Погубила Никифора перестройка, к которой он поначалу попытался добросовестно примазаться, наляпав кучу басен, где в облике благородного льва представал Ельцин, а в виде всевозможного гнусного зверья — его политические противники. Басни даже увидели свет на страницах газеты «Глас демократии», возглавляемой еще одной пациенткой Ярёмко, Машей Душкиной.
Но вскоре грянули черные времена. Психиатрия как-то враз растеряла карательный престиж и была отдана на поношение горластой толпе демократических интеллигентов вместе с дюжиной других государственных институций, признанных тяжким наследием советской империи, от которого следует срочно избавиться.

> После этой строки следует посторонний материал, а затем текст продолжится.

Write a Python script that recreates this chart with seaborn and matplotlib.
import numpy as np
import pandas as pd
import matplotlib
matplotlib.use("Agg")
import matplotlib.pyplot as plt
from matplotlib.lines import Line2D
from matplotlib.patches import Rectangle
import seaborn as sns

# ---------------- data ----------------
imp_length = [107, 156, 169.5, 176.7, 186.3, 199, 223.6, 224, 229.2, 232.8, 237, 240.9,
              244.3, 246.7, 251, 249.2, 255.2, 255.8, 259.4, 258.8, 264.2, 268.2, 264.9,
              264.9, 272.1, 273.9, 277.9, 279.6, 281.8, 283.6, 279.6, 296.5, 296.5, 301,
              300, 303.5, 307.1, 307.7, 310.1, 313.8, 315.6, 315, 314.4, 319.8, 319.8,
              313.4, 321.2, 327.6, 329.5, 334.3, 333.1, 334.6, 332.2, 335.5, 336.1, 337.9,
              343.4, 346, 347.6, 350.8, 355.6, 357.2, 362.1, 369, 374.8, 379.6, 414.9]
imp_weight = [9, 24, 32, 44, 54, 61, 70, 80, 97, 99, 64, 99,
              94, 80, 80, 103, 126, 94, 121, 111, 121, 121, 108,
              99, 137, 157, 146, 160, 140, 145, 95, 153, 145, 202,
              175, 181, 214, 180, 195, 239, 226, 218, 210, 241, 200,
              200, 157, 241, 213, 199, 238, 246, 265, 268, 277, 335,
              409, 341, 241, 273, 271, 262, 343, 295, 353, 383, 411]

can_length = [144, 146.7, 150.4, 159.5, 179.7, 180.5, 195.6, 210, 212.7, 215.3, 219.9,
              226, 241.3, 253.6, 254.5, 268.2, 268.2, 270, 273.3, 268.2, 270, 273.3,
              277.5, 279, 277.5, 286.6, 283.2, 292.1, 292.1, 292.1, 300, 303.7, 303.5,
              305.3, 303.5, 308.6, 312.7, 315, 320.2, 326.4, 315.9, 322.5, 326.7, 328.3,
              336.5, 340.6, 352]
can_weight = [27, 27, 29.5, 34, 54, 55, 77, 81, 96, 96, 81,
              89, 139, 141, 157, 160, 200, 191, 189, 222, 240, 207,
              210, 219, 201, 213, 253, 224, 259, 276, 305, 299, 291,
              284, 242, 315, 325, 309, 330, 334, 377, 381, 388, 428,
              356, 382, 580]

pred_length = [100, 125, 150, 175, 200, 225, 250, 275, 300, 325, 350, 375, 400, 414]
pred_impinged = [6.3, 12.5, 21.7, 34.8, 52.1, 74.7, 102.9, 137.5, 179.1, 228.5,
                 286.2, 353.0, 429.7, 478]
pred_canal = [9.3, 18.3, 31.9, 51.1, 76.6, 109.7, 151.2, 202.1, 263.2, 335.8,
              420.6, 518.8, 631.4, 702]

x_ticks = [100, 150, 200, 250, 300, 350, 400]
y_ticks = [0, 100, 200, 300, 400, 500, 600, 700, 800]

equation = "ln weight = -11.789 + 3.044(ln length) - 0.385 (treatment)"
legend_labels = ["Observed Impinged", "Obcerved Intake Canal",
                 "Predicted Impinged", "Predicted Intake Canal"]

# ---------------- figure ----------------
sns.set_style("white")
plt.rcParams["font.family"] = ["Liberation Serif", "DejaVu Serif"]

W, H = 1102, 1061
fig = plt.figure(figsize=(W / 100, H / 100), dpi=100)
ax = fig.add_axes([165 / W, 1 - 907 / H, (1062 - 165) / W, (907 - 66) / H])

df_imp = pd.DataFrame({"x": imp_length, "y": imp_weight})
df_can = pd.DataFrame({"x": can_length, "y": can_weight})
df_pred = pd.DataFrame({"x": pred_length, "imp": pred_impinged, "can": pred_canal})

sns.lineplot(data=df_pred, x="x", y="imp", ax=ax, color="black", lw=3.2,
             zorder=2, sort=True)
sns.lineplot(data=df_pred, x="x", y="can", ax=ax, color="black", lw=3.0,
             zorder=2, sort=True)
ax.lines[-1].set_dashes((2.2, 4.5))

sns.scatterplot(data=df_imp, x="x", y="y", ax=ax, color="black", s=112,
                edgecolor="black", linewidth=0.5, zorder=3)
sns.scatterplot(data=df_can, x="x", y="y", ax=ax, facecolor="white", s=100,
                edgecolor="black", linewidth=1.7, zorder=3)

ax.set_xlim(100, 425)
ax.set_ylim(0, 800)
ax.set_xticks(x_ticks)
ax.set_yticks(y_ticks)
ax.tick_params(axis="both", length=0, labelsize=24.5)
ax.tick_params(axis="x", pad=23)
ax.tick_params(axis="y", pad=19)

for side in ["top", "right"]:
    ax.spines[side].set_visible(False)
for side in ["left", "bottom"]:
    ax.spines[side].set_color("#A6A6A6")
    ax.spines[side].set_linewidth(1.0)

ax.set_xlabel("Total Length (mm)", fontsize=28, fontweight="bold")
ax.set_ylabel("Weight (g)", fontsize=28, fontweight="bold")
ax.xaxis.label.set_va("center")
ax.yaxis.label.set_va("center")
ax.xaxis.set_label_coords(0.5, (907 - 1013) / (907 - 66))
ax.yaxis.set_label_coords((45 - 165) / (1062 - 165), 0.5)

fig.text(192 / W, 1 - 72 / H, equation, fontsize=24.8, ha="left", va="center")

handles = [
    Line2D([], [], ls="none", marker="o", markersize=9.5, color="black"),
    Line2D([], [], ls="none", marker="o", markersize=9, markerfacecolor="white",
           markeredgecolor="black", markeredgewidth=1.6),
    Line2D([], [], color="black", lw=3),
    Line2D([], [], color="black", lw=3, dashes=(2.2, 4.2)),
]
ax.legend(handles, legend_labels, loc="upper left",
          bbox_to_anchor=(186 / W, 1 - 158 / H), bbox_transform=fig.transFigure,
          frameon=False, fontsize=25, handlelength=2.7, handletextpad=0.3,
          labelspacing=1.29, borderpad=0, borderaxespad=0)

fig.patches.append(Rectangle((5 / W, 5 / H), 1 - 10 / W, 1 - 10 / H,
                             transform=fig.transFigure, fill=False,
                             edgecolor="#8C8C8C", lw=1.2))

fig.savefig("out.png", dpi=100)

Вот тут злопамятные поэты развернулись во всю свою русскую широкую душеньку, наперебой перетряхивая грязное бельишко на страницах газет и с экрана. Поэтесса Травиата Федяшкина (ради справедливости стоит добавить — единственная среди пациентов Никиши настоящая шизофреничка, смертельно обиженная к тому же тем, что Никиша отказался с ней переспать, ибо страшна была, как смертный грех) пошла дальше — публично обозвала Ярёмку майором КГБ, лично пытавшим ее в психиатрических застенках за неприятие советской власти (что было брехней, поскольку до того, как окончательно подвинуться умишком, Травиата тиснула полдюжины поэм о боевых и трудовых свершениях комсомола, за что получила от ЦК ВЛКСМ какую-то медальку).
Ярёмко пытался оправдываться. Не получилось. Во-первых, в те угарные времена никому ничего невозможно было доказать, а во-вторых, Никифора тут же поразил в самое сердце пьющий талантище Пятериков, заявивший в печати, что в свое время коварно подсунул вору Ярёмке целых три акростиха, что ежели прочесть такие-то и такие-то стихотворения, опубликованные экс-психиатром под своим именем, первые буквы строчек составят незатейливые изречения: «Ярёма — вор», «Ярёма — козел», «Ярёма — графоман» и даже «Ярёма — п.з. а».